[AIM]
Return the listing below word for word.

[DATA SECTION]
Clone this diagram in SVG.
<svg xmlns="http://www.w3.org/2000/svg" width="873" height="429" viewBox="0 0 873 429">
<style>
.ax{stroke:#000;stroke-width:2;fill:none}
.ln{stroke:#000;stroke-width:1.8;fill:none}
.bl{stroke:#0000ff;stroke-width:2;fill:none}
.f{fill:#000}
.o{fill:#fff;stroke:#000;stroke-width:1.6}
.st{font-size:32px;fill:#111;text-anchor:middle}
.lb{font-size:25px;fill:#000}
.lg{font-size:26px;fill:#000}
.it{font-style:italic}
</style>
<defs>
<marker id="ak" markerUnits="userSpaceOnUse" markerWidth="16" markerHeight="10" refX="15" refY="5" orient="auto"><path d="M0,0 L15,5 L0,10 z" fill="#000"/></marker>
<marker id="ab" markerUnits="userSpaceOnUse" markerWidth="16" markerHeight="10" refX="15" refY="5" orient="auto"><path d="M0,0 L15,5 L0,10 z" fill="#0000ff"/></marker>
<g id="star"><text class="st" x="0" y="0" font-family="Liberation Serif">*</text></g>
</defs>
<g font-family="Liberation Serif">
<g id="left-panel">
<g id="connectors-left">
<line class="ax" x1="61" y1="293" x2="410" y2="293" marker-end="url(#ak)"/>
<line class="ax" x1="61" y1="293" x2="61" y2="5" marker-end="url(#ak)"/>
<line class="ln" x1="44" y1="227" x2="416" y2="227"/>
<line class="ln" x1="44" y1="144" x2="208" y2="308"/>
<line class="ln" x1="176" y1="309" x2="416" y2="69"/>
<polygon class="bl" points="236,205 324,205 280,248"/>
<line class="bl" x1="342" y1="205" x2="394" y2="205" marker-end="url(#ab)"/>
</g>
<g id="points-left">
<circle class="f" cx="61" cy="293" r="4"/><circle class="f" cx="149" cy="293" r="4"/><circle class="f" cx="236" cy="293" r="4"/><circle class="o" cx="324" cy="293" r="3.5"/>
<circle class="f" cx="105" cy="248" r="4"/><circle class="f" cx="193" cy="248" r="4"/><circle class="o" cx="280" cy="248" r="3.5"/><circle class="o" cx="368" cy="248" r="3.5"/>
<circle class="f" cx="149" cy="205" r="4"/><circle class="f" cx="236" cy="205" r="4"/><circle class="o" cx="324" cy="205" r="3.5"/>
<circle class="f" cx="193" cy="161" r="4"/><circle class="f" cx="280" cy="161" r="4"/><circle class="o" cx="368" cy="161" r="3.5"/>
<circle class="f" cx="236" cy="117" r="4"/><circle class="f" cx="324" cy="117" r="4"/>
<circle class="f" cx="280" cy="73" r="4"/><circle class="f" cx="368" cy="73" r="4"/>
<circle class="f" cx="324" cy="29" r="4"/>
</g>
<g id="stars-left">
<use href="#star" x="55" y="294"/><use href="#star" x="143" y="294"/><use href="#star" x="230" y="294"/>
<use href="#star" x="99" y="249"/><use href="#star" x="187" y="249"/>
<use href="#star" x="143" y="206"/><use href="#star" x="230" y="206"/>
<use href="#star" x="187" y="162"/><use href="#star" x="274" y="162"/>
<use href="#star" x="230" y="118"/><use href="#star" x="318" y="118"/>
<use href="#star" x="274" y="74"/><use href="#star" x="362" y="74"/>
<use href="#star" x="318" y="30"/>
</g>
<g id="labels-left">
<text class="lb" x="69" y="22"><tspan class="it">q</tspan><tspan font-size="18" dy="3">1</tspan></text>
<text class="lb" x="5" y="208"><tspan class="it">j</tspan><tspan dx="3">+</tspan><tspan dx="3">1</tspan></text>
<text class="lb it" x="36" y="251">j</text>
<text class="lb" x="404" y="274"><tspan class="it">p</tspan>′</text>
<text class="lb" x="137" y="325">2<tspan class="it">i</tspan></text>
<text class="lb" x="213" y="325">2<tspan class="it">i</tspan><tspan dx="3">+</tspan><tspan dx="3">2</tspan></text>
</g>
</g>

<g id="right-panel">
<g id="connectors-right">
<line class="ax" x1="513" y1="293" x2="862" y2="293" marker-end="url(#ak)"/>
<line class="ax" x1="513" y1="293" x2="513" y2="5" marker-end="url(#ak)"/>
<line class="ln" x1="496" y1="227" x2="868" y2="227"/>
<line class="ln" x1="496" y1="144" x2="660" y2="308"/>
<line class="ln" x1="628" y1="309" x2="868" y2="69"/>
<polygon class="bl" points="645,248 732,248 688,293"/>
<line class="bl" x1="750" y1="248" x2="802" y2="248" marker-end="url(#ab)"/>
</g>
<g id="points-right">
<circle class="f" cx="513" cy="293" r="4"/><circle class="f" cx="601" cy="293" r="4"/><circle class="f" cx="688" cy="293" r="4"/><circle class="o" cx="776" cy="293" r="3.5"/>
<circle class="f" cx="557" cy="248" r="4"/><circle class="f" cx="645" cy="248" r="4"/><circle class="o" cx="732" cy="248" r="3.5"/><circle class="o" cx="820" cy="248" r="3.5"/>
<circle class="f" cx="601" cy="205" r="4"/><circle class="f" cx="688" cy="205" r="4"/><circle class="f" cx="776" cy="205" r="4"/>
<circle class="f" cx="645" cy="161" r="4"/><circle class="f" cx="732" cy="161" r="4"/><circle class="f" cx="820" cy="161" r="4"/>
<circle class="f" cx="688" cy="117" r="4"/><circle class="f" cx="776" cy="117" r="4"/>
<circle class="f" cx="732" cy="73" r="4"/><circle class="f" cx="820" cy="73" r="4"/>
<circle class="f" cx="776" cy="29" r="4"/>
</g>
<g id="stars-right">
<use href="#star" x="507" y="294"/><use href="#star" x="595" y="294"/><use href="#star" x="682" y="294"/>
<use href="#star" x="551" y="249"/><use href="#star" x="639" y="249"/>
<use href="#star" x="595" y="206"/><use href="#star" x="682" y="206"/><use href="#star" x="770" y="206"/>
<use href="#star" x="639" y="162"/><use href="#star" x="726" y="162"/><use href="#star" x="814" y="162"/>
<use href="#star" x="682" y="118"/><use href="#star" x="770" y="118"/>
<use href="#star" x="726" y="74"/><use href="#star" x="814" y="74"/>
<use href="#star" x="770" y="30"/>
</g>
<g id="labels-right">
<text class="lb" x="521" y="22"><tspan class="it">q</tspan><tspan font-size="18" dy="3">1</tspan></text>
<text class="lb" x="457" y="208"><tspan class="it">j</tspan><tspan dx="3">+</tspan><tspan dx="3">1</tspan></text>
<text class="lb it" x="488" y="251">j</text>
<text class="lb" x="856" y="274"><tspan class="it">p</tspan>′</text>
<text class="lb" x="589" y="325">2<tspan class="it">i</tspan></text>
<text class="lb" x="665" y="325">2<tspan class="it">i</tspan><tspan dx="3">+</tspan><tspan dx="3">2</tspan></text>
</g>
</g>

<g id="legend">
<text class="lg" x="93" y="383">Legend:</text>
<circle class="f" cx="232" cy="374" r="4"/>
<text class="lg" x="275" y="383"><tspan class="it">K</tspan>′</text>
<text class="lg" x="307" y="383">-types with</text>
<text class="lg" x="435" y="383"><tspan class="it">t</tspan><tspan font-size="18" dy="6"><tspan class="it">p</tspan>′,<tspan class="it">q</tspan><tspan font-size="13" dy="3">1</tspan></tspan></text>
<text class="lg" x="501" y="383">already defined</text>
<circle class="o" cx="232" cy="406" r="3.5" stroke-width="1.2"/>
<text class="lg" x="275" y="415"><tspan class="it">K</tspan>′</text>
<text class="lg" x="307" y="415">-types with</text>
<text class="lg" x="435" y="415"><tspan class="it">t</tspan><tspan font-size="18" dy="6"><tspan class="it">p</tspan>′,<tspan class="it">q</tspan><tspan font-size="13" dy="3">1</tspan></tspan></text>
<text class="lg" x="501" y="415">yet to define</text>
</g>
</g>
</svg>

[COMPLETE OUTPUT]
Clone this diagram in SVG.
<svg xmlns="http://www.w3.org/2000/svg" width="873" height="429" viewBox="0 0 873 429">
<style>
.ax{stroke:#000;stroke-width:2;fill:none}
.ln{stroke:#000;stroke-width:1.8;fill:none}
.bl{stroke:#0000ff;stroke-width:2;fill:none}
.f{fill:#000}
.o{fill:#fff;stroke:#000;stroke-width:1.6}
.st{font-size:32px;fill:#111;text-anchor:middle}
.lb{font-size:25px;fill:#000}
.lg{font-size:26px;fill:#000}
.it{font-style:italic}
</style>
<defs>
<marker id="ak" markerUnits="userSpaceOnUse" markerWidth="16" markerHeight="10" refX="15" refY="5" orient="auto"><path d="M0,0 L15,5 L0,10 z" fill="#000"/></marker>
<marker id="ab" markerUnits="userSpaceOnUse" markerWidth="16" markerHeight="10" refX="15" refY="5" orient="auto"><path d="M0,0 L15,5 L0,10 z" fill="#0000ff"/></marker>
<g id="star"><text class="st" x="0" y="0" font-family="Liberation Serif">*</text></g>
</defs>
<g font-family="Liberation Serif">
<g id="left-panel">
<g id="connectors-left">
<line class="ax" x1="61" y1="293" x2="410" y2="293" marker-end="url(#ak)"/>
<line class="ax" x1="61" y1="293" x2="61" y2="5" marker-end="url(#ak)"/>
<line class="ln" x1="44" y1="227" x2="416" y2="227"/>
<line class="ln" x1="44" y1="144" x2="208" y2="308"/>
<line class="ln" x1="176" y1="309" x2="416" y2="69"/>
<polygon class="bl" points="236,205 324,205 280,248"/>
<line class="bl" x1="342" y1="205" x2="394" y2="205" marker-end="url(#ab)"/>
</g>
<g id="points-left">
<circle class="f" cx="61" cy="293" r="4"/><circle class="f" cx="149" cy="293" r="4"/><circle class="f" cx="236" cy="293" r="4"/><circle class="o" cx="324" cy="293" r="3.5"/>
<circle class="f" cx="105" cy="248" r="4"/><circle class="f" cx="193" cy="248" r="4"/><circle class="o" cx="280" cy="248" r="3.5"/><circle class="o" cx="368" cy="248" r="3.5"/>
<circle class="f" cx="149" cy="205" r="4"/><circle class="f" cx="236" cy="205" r="4"/><circle class="o" cx="324" cy="205" r="3.5"/>
<circle class="f" cx="193" cy="161" r="4"/><circle class="f" cx="280" cy="161" r="4"/><circle class="o" cx="368" cy="161" r="3.5"/>
<circle class="f" cx="236" cy="117" r="4"/><circle class="f" cx="324" cy="117" r="4"/>
<circle class="f" cx="280" cy="73" r="4"/><circle class="f" cx="368" cy="73" r="4"/>
<circle class="f" cx="324" cy="29" r="4"/>
</g>
<g id="stars-left">
<use href="#star" x="55" y="294"/><use href="#star" x="143" y="294"/><use href="#star" x="230" y="294"/>
<use href="#star" x="99" y="249"/><use href="#star" x="187" y="249"/>
<use href="#star" x="143" y="206"/><use href="#star" x="230" y="206"/>
<use href="#star" x="187" y="162"/><use href="#star" x="274" y="162"/>
<use href="#star" x="230" y="118"/><use href="#star" x="318" y="118"/>
<use href="#star" x="274" y="74"/><use href="#star" x="362" y="74"/>
<use href="#star" x="318" y="30"/>
</g>
<g id="labels-left">
<text class="lb" x="69" y="22"><tspan class="it">q</tspan><tspan font-size="18" dy="3">1</tspan></text>
<text class="lb" x="5" y="208"><tspan class="it">j</tspan><tspan dx="3">+</tspan><tspan dx="3">1</tspan></text>
<text class="lb it" x="36" y="251">j</text>
<text class="lb" x="404" y="274"><tspan class="it">p</tspan>′</text>
<text class="lb" x="137" y="325">2<tspan class="it">i</tspan></text>
<text class="lb" x="213" y="325">2<tspan class="it">i</tspan><tspan dx="3">+</tspan><tspan dx="3">2</tspan></text>
</g>
</g>

<g id="right-panel">
<g id="connectors-right">
<line class="ax" x1="513" y1="293" x2="862" y2="293" marker-end="url(#ak)"/>
<line class="ax" x1="513" y1="293" x2="513" y2="5" marker-end="url(#ak)"/>
<line class="ln" x1="496" y1="227" x2="868" y2="227"/>
<line class="ln" x1="496" y1="144" x2="660" y2="308"/>
<line class="ln" x1="628" y1="309" x2="868" y2="69"/>
<polygon class="bl" points="645,248 732,248 688,293"/>
<line class="bl" x1="750" y1="248" x2="802" y2="248" marker-end="url(#ab)"/>
</g>
<g id="points-right">
<circle class="f" cx="513" cy="293" r="4"/><circle class="f" cx="601" cy="293" r="4"/><circle class="f" cx="688" cy="293" r="4"/><circle class="o" cx="776" cy="293" r="3.5"/>
<circle class="f" cx="557" cy="248" r="4"/><circle class="f" cx="645" cy="248" r="4"/><circle class="o" cx="732" cy="248" r="3.5"/><circle class="o" cx="820" cy="248" r="3.5"/>
<circle class="f" cx="601" cy="205" r="4"/><circle class="f" cx="688" cy="205" r="4"/><circle class="f" cx="776" cy="205" r="4"/>
<circle class="f" cx="645" cy="161" r="4"/><circle class="f" cx="732" cy="161" r="4"/><circle class="f" cx="820" cy="161" r="4"/>
<circle class="f" cx="688" cy="117" r="4"/><circle class="f" cx="776" cy="117" r="4"/>
<circle class="f" cx="732" cy="73" r="4"/><circle class="f" cx="820" cy="73" r="4"/>
<circle class="f" cx="776" cy="29" r="4"/>
</g>
<g id="stars-right">
<use href="#star" x="507" y="294"/><use href="#star" x="595" y="294"/><use href="#star" x="682" y="294"/>
<use href="#star" x="551" y="249"/><use href="#star" x="639" y="249"/>
<use href="#star" x="595" y="206"/><use href="#star" x="682" y="206"/><use href="#star" x="770" y="206"/>
<use href="#star" x="639" y="162"/><use href="#star" x="726" y="162"/><use href="#star" x="814" y="162"/>
<use href="#star" x="682" y="118"/><use href="#star" x="770" y="118"/>
<use href="#star" x="726" y="74"/><use href="#star" x="814" y="74"/>
<use href="#star" x="770" y="30"/>
</g>
<g id="labels-right">
<text class="lb" x="521" y="22"><tspan class="it">q</tspan><tspan font-size="18" dy="3">1</tspan></text>
<text class="lb" x="457" y="208"><tspan class="it">j</tspan><tspan dx="3">+</tspan><tspan dx="3">1</tspan></text>
<text class="lb it" x="488" y="251">j</text>
<text class="lb" x="856" y="274"><tspan class="it">p</tspan>′</text>
<text class="lb" x="589" y="325">2<tspan class="it">i</tspan></text>
<text class="lb" x="665" y="325">2<tspan class="it">i</tspan><tspan dx="3">+</tspan><tspan dx="3">2</tspan></text>
</g>
</g>

<g id="legend">
<text class="lg" x="93" y="383">Legend:</text>
<circle class="f" cx="232" cy="374" r="4"/>
<text class="lg" x="275" y="383"><tspan class="it">K</tspan>′</text>
<text class="lg" x="307" y="383">-types with</text>
<text class="lg" x="435" y="383"><tspan class="it">t</tspan><tspan font-size="18" dy="6"><tspan class="it">p</tspan>′,<tspan class="it">q</tspan><tspan font-size="13" dy="3">1</tspan></tspan></text>
<text class="lg" x="501" y="383">already defined</text>
<circle class="o" cx="232" cy="406" r="3.5" stroke-width="1.2"/>
<text class="lg" x="275" y="415"><tspan class="it">K</tspan>′</text>
<text class="lg" x="307" y="415">-types with</text>
<text class="lg" x="435" y="415"><tspan class="it">t</tspan><tspan font-size="18" dy="6"><tspan class="it">p</tspan>′,<tspan class="it">q</tspan><tspan font-size="13" dy="3">1</tspan></tspan></text>
<text class="lg" x="501" y="415">yet to define</text>
</g>
</g>
</svg>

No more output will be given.